A big item that most brides forget to include when budgeting for their wedding is vendor tips. How much should each vendor receive is beyond confusing and can really be upsetting as weddings are already expensive enough. Whether you are a believe that tips are standard requirements, or that they are earned based on the level of service provided, tipping your wedding vendors is definitely necessary. Below, we have outlined a few tipping guidelines for brides to help budget in this hidden and usually forgotten cost. Remember, these guidelines are based vendors who provided all the services that were promised and in the way they were promised. Guidelines are meant to be broken; if the vendor goes above and beyond, or if they didn’t do the job they were hired to do adjust your tip!
For each of the guidelines listed below, keep in mind that all tips are most appreciated when given in cash before they leave. Plan on having a member of your bridal party in charge of a different vendor for tipping purposes as it will be the last thing on your mind. Remember, vendors also love thank you cards and it is a nice way to conceal their tip!
Makeup Artist and/or Hair Stylists: 15 to 25% of your total bill is standard – tip as you would your regular hair stylist!

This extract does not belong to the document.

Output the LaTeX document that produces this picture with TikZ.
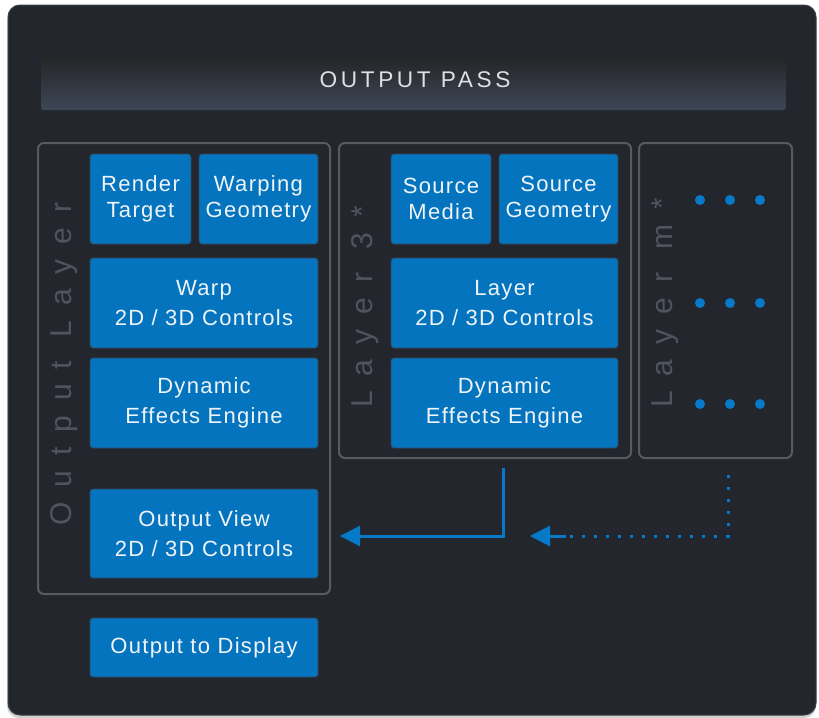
\documentclass[tikz,border=0pt]{standalone}
\usepackage{fontspec}
\setmainfont{Liberation Sans}
\newfontfamily\boxfont[LetterSpace=6]{Liberation Sans}
\newfontfamily\headfont[LetterSpace=16]{Liberation Sans}
\newfontfamily\lblfont[LetterSpace=50]{Liberation Sans}
\usetikzlibrary{arrows.meta}
\definecolor{panel}{RGB}{35,38,45}
\definecolor{panelline}{RGB}{60,63,68}
\definecolor{bluefill}{RGB}{4,116,190}
\definecolor{blueline}{RGB}{50,70,92}
\definecolor{groupline}{RGB}{88,91,96}
\definecolor{lblgray}{RGB}{80,84,92}
\definecolor{arrowblue}{RGB}{6,122,200}
\definecolor{headtop}{RGB}{36,36,38}
\definecolor{headbot}{RGB}{62,71,86}
\definecolor{textwhite}{RGB}{240,244,248}
\tikzset{
  wh/.style 2 args={minimum width=#1*0.75pt, minimum height=#2*0.75pt},
  bluebox/.style={draw=blueline, line width=0.5pt, fill=bluefill, rounded corners=2.25pt,
    inner sep=0pt, text=textwhite, align=center,
    font=\boxfont\fontsize{16.5}{22.5}\selectfont},
  smallbox/.style={bluebox, font=\boxfont\fontsize{16.5}{19.5}\selectfont},
  groupbox/.style={draw=groupline, line width=1.5pt, rounded corners=4.5pt, inner sep=0pt},
  layerlbl/.style={rotate=90, anchor=base west, inner sep=0pt, text=lblgray,
    font=\lblfont\fontsize{22.5}{27}\selectfont},
  bluedot/.style={circle, fill=arrowblue, minimum size=7.5pt, inner sep=0pt},
  flow/.style={draw=arrowblue, line width=2.25pt},
  tipflow/.style={flow, -{Triangle[length=15pt,width=15pt]}},
}
\begin{document}
\begin{tikzpicture}[x=0.75pt,y=-0.75pt]
\useasboundingbox (0,0) rectangle (819,718);
% outer panel
\fill[black!18, rounded corners=9pt] (7,8) rectangle (816,718);
\draw[fill=panel, draw=panelline, line width=0.75pt, rounded corners=9pt] (8,5) rectangle (816,715);
% header
\shade[top color=headtop, bottom color=headbot, rounded corners=2pt] (41,55) rectangle (786,110);
\node[text=textwhite!92!black, font=\headfont\fontsize{17}{19}\selectfont] (hdr) at (415,80) {OUTPUT PASS};
% group boxes
\node[groupbox, wh={292}{451}] (g1) at (184,368.5) {};
\node[groupbox, wh={292}{315}] (g3) at (485,300.5) {};
\node[groupbox, wh={153}{315}] (gm) at (715.5,300.5) {};
% layer labels
\node[layerlbl] (l1) at (71,526) {Output Layer};
\node[layerlbl] (l3) at (372,408) {Layer 3*};
\node[layerlbl] (lm) at (672,408) {Layer m*};
% output layer boxes
\node[smallbox, wh={101}{90}] (rt) at (140.5,199) {Render\\Target};
\node[smallbox, wh={119}{90}] (wg) at (258.5,199) {Warping\\Geometry};
\node[bluebox, wh={228}{90}] (warp) at (204,303) {Warp\\2D / 3D Controls};
\node[bluebox, wh={228}{90}] (dyn1) at (204,403) {Dynamic\\Effects Engine};
\node[bluebox, wh={228}{89}] (ov) at (204,533.5) {Output View\\2D / 3D Controls};
\node[bluebox, wh={228}{59}] (otd) at (204,647.5) {Output to Display};
% layer 3 boxes
\node[smallbox, wh={100}{90}] (sm) at (441,199) {Source\\Media};
\node[smallbox, wh={119}{90}] (sg) at (558.5,199) {Source\\Geometry};
\node[bluebox, wh={227}{90}] (lay) at (504.5,303) {Layer\\2D / 3D Controls};
\node[bluebox, wh={227}{90}] (dyn2) at (504.5,403) {Dynamic\\Effects Engine};
% dots
\foreach \r/\yy in {a/200,b/303,c/404}{
  \foreach \c/\xx in {1/700,2/730,3/760}{
    \node[bluedot] (d\r\c) at (\xx,\yy) {};
  }
}
% arrows
\coordinate (s1) at (503,468);
\coordinate (e1) at (340,536);
\draw[tipflow] (s1) |- (e1);
\coordinate (s2) at (728,475);
\coordinate (m2) at (566,536);
\coordinate (e2) at (530,536);
\draw[flow, dash pattern=on 2.5pt off 6.5pt] (s2) |- (m2);
\draw[tipflow] (m2) -- (e2);
\end{tikzpicture}
\end{document}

Officiant: If the officiant is affiliated with a religious establishment, then you should plan on making a donation to that institution for at least $100. When hiring a non-denominational minister, no tip is required, however you might choose to tip $50 if the minister was above and beyond. Since you do not want to be handling money during the ceremony, if you plan on tipping the officiant, hand it to them at the Rehearsal or give it to the Best Man to handle.
Ceremony and Reception Musicians: Musicians & DJ tipping is really based on the quality of the performance and not always required. Standard tips depend on the type of musician:
*Singer and DJ’s: $20-$80
*Each member of a Band: $5-10 per hour
*Solo Instrumentalist: $30-50
Photographer/Videographer: Tipping your photographer or videographer is entirely dependent on whether they own their own company or not. If they own their own company, he/she will be keeping most of the fee and the tip is completely optional. If he/she is the employee of a company, depending on the amount of time spent, plan on leaving a tip for $50-100.
Bartenders and Catering Staff: Majority of the time, service fees, gratuities or tips are included in your contract. Make sure you check this prior to allotting more money. If there is not mention in your contract, consider leaving $20-25 per bartender or 10% of the total liquor bill. The catering staff should be tipped 15-20% of your total bill. Always hand this to the head bartender or waiter to allow equal division among the staff. If you choose to add a tip, you can pay in advance to management so that you do not have to worry about this at the close of the reception.
Wedding Coordinator – Like your photographer/videographer, if he/she owns their own company, then leaving a tip is completely optional. If he/she is an employee, such as a coordinator assigned to you by the venue, $50.00 to $100.00 is a recommended. Remember, if your coordinator put in a lot of hours for your larger, more extravagant wedding, the tip should be adjusted and dependent on the total wedding budget.
Lastly, there are a number of vendors that do not typically expect a tip: wedding stationer, bridal shop, seamstress for alterations, cake baker and florist. It if always up to you whether or not to tack on an additional amount for any vendor who has done an amazing job! These fees can add up and planning ahead will make sure there are no surprises!